EXERCISE:
Take the lines from the beginning of the data below through the line holding "const Y_MAX = 63.3;" and return exactly those.

#####

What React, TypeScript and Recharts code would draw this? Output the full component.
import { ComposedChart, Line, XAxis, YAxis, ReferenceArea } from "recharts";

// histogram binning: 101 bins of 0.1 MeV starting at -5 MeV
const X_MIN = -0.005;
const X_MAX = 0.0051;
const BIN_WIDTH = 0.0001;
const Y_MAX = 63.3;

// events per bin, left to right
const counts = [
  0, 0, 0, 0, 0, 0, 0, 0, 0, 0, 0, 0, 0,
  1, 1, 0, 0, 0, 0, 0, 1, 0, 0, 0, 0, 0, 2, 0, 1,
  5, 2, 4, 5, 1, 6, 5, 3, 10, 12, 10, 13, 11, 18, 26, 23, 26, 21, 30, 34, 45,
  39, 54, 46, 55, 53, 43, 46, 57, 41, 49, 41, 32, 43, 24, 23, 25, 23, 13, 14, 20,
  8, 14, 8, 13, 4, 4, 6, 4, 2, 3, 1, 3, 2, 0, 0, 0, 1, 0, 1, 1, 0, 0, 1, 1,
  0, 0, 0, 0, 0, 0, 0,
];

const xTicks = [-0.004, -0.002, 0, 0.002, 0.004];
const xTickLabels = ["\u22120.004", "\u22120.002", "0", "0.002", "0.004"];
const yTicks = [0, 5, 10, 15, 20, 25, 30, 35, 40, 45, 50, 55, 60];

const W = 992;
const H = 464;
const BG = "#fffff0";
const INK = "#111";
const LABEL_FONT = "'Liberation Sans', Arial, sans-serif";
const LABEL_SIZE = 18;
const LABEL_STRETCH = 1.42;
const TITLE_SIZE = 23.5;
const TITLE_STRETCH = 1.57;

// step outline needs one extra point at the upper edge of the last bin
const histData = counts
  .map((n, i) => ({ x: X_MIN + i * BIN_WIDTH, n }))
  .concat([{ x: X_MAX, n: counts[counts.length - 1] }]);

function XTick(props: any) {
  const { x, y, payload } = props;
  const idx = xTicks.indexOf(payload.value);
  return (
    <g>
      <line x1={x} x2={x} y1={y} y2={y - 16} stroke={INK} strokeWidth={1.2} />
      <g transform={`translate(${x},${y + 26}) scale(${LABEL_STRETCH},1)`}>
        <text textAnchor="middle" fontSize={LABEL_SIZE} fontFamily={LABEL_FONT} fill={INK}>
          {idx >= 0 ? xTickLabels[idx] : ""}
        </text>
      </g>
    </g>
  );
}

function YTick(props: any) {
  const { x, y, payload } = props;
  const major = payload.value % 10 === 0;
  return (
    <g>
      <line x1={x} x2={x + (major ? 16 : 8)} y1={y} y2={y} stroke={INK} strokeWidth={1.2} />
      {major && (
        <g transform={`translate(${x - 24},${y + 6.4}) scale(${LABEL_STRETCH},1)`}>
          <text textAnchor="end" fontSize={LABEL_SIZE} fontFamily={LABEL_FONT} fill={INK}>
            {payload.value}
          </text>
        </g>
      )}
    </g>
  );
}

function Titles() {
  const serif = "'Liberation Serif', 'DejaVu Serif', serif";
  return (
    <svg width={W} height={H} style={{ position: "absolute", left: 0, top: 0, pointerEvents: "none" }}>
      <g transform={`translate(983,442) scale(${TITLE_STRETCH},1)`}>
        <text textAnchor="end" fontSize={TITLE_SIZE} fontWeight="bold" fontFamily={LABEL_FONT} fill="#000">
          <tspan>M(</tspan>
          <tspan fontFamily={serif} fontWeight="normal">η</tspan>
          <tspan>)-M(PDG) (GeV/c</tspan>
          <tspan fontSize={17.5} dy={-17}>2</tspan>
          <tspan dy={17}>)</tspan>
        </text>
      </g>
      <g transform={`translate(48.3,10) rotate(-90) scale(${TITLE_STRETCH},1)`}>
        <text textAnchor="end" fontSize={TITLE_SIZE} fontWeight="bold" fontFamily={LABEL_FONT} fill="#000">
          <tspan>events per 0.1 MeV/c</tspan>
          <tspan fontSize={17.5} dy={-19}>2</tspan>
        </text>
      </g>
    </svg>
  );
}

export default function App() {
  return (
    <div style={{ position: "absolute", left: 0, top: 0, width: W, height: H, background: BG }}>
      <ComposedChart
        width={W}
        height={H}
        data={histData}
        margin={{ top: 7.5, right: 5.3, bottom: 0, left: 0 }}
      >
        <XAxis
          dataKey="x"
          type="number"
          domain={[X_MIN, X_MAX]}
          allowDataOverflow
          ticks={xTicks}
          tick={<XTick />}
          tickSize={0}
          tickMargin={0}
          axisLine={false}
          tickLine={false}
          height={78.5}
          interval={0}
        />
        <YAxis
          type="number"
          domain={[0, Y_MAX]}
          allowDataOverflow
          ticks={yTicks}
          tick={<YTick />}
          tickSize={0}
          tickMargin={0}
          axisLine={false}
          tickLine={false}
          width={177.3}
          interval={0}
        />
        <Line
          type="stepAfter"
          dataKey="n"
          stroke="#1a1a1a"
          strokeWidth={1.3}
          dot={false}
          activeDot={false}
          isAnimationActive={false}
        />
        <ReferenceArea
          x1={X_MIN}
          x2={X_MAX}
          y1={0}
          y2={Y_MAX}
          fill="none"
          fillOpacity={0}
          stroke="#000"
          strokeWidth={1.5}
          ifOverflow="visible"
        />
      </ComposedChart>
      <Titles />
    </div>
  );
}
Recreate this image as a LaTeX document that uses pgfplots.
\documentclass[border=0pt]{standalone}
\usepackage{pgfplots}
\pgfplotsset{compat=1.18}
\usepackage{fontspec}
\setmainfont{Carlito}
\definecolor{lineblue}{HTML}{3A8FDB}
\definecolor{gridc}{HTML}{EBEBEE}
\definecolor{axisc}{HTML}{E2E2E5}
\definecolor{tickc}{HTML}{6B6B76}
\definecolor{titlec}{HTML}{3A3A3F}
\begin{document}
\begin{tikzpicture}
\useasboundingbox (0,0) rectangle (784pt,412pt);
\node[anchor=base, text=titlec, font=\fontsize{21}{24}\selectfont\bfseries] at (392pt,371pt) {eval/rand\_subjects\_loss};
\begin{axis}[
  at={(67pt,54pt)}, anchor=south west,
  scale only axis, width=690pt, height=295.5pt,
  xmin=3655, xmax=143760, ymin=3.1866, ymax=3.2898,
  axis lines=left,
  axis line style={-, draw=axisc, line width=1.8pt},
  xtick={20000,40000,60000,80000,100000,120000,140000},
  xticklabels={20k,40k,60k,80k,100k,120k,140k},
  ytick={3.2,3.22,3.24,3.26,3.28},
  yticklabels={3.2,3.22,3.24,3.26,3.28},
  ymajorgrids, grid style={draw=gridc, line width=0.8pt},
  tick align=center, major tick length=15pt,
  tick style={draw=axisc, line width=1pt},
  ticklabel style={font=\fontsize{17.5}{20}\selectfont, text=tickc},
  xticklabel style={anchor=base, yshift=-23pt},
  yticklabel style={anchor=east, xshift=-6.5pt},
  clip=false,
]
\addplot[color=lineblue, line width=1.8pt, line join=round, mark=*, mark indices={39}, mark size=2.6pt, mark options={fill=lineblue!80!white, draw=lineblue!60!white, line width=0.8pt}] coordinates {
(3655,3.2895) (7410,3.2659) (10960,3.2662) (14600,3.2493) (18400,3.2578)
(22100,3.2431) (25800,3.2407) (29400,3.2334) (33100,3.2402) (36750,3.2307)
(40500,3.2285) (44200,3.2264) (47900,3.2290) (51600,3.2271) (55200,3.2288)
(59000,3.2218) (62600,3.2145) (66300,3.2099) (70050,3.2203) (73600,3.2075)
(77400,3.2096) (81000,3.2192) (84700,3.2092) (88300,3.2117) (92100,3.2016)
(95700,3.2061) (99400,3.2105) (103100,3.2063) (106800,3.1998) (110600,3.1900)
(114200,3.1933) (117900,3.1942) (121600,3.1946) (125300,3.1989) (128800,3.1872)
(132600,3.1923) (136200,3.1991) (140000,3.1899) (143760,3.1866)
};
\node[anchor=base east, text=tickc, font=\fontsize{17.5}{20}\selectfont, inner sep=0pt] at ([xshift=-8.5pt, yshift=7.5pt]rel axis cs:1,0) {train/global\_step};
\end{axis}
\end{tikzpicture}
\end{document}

#####

FULL OUTPUT:
What React, TypeScript and Recharts code would draw this? Output the full component.
import { ComposedChart, Line, XAxis, YAxis, ReferenceArea } from "recharts";

// histogram binning: 101 bins of 0.1 MeV starting at -5 MeV
const X_MIN = -0.005;
const X_MAX = 0.0051;
const BIN_WIDTH = 0.0001;
const Y_MAX = 63.3;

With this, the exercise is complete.